**Problem requirements:**
Please retype the data in full and exactly; the pictures are not part of the copy.

**Recorded data:**
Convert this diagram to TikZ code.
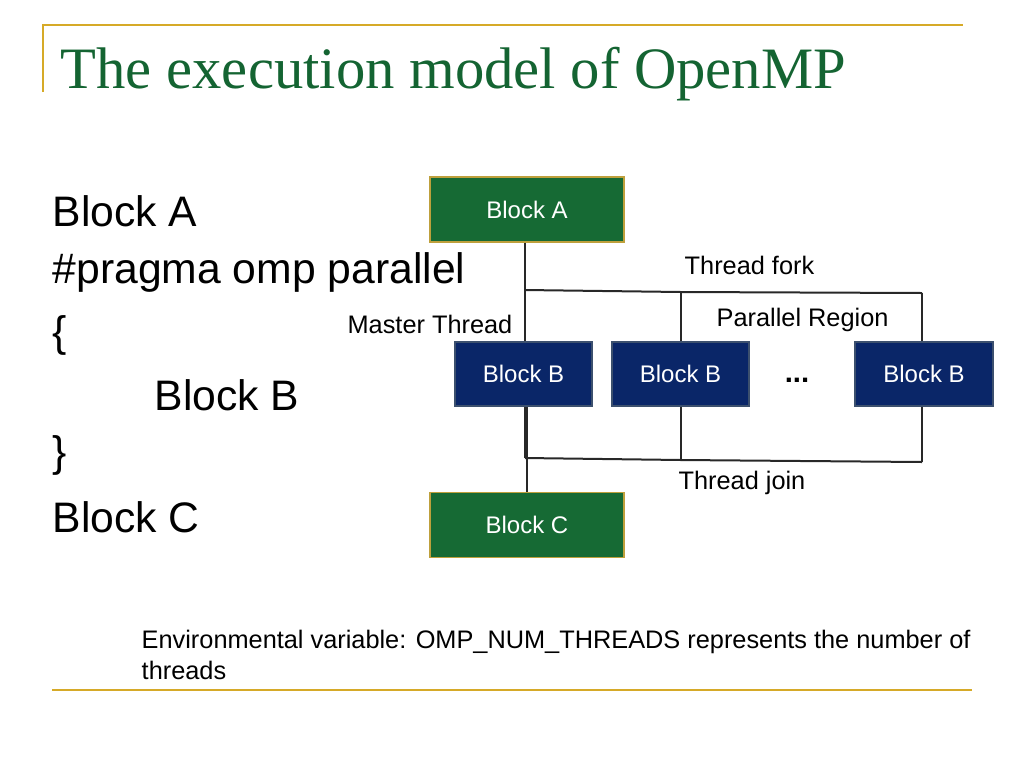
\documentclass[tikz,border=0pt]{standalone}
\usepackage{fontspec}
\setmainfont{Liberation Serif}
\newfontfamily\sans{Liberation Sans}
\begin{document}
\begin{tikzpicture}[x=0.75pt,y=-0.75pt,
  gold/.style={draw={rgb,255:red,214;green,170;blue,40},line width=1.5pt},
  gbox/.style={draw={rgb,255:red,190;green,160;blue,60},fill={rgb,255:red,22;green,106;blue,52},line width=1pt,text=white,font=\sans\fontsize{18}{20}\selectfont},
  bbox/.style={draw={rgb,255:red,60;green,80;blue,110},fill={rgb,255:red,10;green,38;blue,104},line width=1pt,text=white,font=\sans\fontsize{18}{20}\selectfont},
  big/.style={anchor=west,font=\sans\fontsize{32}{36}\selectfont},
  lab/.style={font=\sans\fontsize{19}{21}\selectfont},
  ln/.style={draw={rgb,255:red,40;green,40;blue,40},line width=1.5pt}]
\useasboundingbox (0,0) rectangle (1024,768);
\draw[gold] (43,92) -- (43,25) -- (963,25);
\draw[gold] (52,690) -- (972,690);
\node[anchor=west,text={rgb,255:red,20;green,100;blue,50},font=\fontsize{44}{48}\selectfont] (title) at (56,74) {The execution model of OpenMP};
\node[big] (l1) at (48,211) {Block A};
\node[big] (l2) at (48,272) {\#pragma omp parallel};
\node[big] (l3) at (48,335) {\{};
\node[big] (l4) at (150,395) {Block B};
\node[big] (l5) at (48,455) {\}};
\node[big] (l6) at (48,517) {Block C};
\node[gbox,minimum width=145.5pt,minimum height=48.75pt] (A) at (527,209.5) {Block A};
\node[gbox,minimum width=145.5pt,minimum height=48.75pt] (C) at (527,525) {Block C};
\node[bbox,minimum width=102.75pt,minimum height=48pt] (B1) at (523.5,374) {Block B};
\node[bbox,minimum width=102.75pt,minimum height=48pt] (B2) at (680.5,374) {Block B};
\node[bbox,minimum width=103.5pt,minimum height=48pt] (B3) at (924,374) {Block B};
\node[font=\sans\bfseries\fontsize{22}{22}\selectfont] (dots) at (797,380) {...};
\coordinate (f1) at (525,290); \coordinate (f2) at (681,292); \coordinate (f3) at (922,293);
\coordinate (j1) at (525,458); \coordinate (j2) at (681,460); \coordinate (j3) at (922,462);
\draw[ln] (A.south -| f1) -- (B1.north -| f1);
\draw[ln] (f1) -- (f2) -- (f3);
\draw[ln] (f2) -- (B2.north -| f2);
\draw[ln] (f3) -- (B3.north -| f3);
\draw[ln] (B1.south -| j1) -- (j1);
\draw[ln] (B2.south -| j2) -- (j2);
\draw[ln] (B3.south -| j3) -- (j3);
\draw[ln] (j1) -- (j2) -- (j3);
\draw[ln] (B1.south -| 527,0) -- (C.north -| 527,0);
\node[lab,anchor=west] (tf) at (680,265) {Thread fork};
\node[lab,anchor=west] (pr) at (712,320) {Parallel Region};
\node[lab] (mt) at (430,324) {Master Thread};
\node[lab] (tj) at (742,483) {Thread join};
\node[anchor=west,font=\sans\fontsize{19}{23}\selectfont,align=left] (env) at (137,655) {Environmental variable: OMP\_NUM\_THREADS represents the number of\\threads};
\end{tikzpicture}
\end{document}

**Solution:**
Convert this diagram to TikZ code.
\documentclass[tikz,border=0pt]{standalone}
\usepackage{fontspec}
\setmainfont{Liberation Serif}
\newfontfamily\sans{Liberation Sans}
\begin{document}
\begin{tikzpicture}[x=0.75pt,y=-0.75pt,
  gold/.style={draw={rgb,255:red,214;green,170;blue,40},line width=1.5pt},
  gbox/.style={draw={rgb,255:red,190;green,160;blue,60},fill={rgb,255:red,22;green,106;blue,52},line width=1pt,text=white,font=\sans\fontsize{18}{20}\selectfont},
  bbox/.style={draw={rgb,255:red,60;green,80;blue,110},fill={rgb,255:red,10;green,38;blue,104},line width=1pt,text=white,font=\sans\fontsize{18}{20}\selectfont},
  big/.style={anchor=west,font=\sans\fontsize{32}{36}\selectfont},
  lab/.style={font=\sans\fontsize{19}{21}\selectfont},
  ln/.style={draw={rgb,255:red,40;green,40;blue,40},line width=1.5pt}]
\useasboundingbox (0,0) rectangle (1024,768);
\draw[gold] (43,92) -- (43,25) -- (963,25);
\draw[gold] (52,690) -- (972,690);
\node[anchor=west,text={rgb,255:red,20;green,100;blue,50},font=\fontsize{44}{48}\selectfont] (title) at (56,74) {The execution model of OpenMP};
\node[big] (l1) at (48,211) {Block A};
\node[big] (l2) at (48,272) {\#pragma omp parallel};
\node[big] (l3) at (48,335) {\{};
\node[big] (l4) at (150,395) {Block B};
\node[big] (l5) at (48,455) {\}};
\node[big] (l6) at (48,517) {Block C};
\node[gbox,minimum width=145.5pt,minimum height=48.75pt] (A) at (527,209.5) {Block A};
\node[gbox,minimum width=145.5pt,minimum height=48.75pt] (C) at (527,525) {Block C};
\node[bbox,minimum width=102.75pt,minimum height=48pt] (B1) at (523.5,374) {Block B};
\node[bbox,minimum width=102.75pt,minimum height=48pt] (B2) at (680.5,374) {Block B};
\node[bbox,minimum width=103.5pt,minimum height=48pt] (B3) at (924,374) {Block B};
\node[font=\sans\bfseries\fontsize{22}{22}\selectfont] (dots) at (797,380) {...};
\coordinate (f1) at (525,290); \coordinate (f2) at (681,292); \coordinate (f3) at (922,293);
\coordinate (j1) at (525,458); \coordinate (j2) at (681,460); \coordinate (j3) at (922,462);
\draw[ln] (A.south -| f1) -- (B1.north -| f1);
\draw[ln] (f1) -- (f2) -- (f3);
\draw[ln] (f2) -- (B2.north -| f2);
\draw[ln] (f3) -- (B3.north -| f3);
\draw[ln] (B1.south -| j1) -- (j1);
\draw[ln] (B2.south -| j2) -- (j2);
\draw[ln] (B3.south -| j3) -- (j3);
\draw[ln] (j1) -- (j2) -- (j3);
\draw[ln] (B1.south -| 527,0) -- (C.north -| 527,0);
\node[lab,anchor=west] (tf) at (680,265) {Thread fork};
\node[lab,anchor=west] (pr) at (712,320) {Parallel Region};
\node[lab] (mt) at (430,324) {Master Thread};
\node[lab] (tj) at (742,483) {Thread join};
\node[anchor=west,font=\sans\fontsize{19}{23}\selectfont,align=left] (env) at (137,655) {Environmental variable: OMP\_NUM\_THREADS represents the number of\\threads};
\end{tikzpicture}
\end{document}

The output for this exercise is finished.